Produced by the Vital Voices Global Partnership network, the play featured the work of seven award-winning playwrights and premiered in New York last month, to an enthralled audience. Vital Voices is a Global Fund grantee and an international women's nonprofit in Washington, DC, that identifies, trains, and connects emerging women leaders around the world. The production, featuring seven individual monologues told by seven actresses, is a collaboration between Vital Voices and seven award-winning playwrights, including Anna Deavere Smith, and is directed by OBIE winning director Evan Yionoulis. The playwrights interviewed the women and created a script that resounds with the women's individual voices. The Global Fund is proud to note that Board member Mu Sochua, is among the chosen seven. Currently the secretary general of the Cambodian Sam Rainsy Party, Sochua is the former Minister of Women's Affairs. In 2005, she was co-nominated for the Nobel Peace Prize for her work against sex trafficking of women in Cambodia and neighboring Thailand. Sochua was also profiled in O magazine (Download pdf of the article). Some of the other remarkable women who were co-featured in this play were:
Hafsat Abiola, Nigeria, an advocate for human rights and democracy following the murder of her activist parents, founded the Kudirat Initiative for Democracy, which provides skills-training and leadership opportunities for young women across Nigeria. She now helps build bridges between African and Chinese women, as China increases its engagement in the African continent.

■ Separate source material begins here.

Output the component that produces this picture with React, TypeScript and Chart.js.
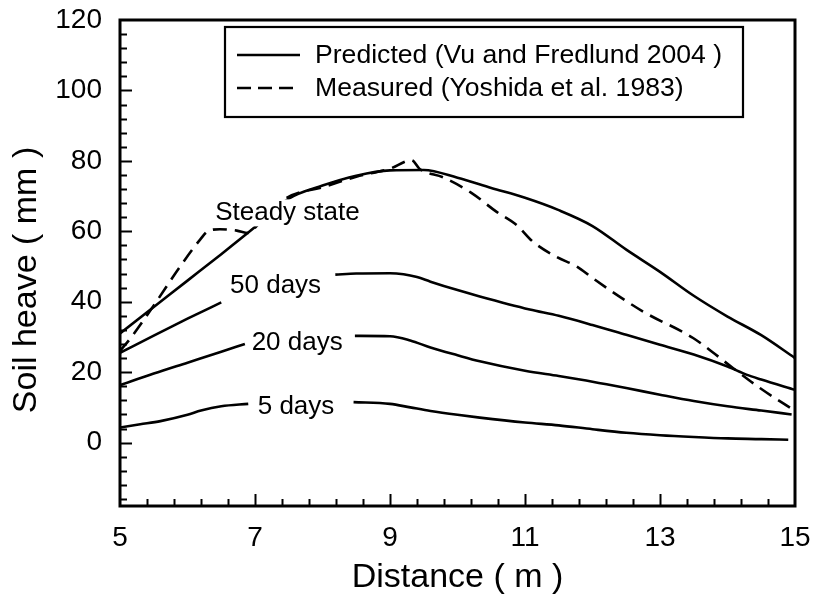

Farida Azizi, Afghanistan, became an activist fighting the marginalization of women under Taliban rule in her native country. Because of threats on her life, she has gained asylum and now lives in the United States with her two children and works on women's rights and peace-building in Afghanistan. Annabella De Leon, Guatemala, raised herself and her family out of poverty by getting an education. She has been a Congresswoman since 1995 and has received death threats because of her fight against corruption and for the rights of the poor, particularly women and indigenous peoples. Marina Pisklakova-Parker, Russia: Against tremendous odds in 1993, she founded the first hotline for victims of domestic violence, which has since grown into Center ANNA, part of a coalition that has provided crisis and counseling services for 100,000 Russian women.
Mukhtar Mai, Pakistan: Gang raped by four men and forced to walk home almost naked in retribution for an alleged "honor crime," Ms. Mai and her harrowing story grabbed headlines across the world. Instead of taking the traditional "women's" route of committing suicide, she brought her rapists to justice, built schools to improve the condition of women, and became an advocate for education in her country.
Inez McCormack, Northern Ireland, is an activist for women's and human rights, labor, and social justice and a former President of the Irish Congress of Trade Unions. She now chairs a program, the Participation and Practice of Rights Project, that helps the disadvantaged access resources and services in Ireland, both North and South.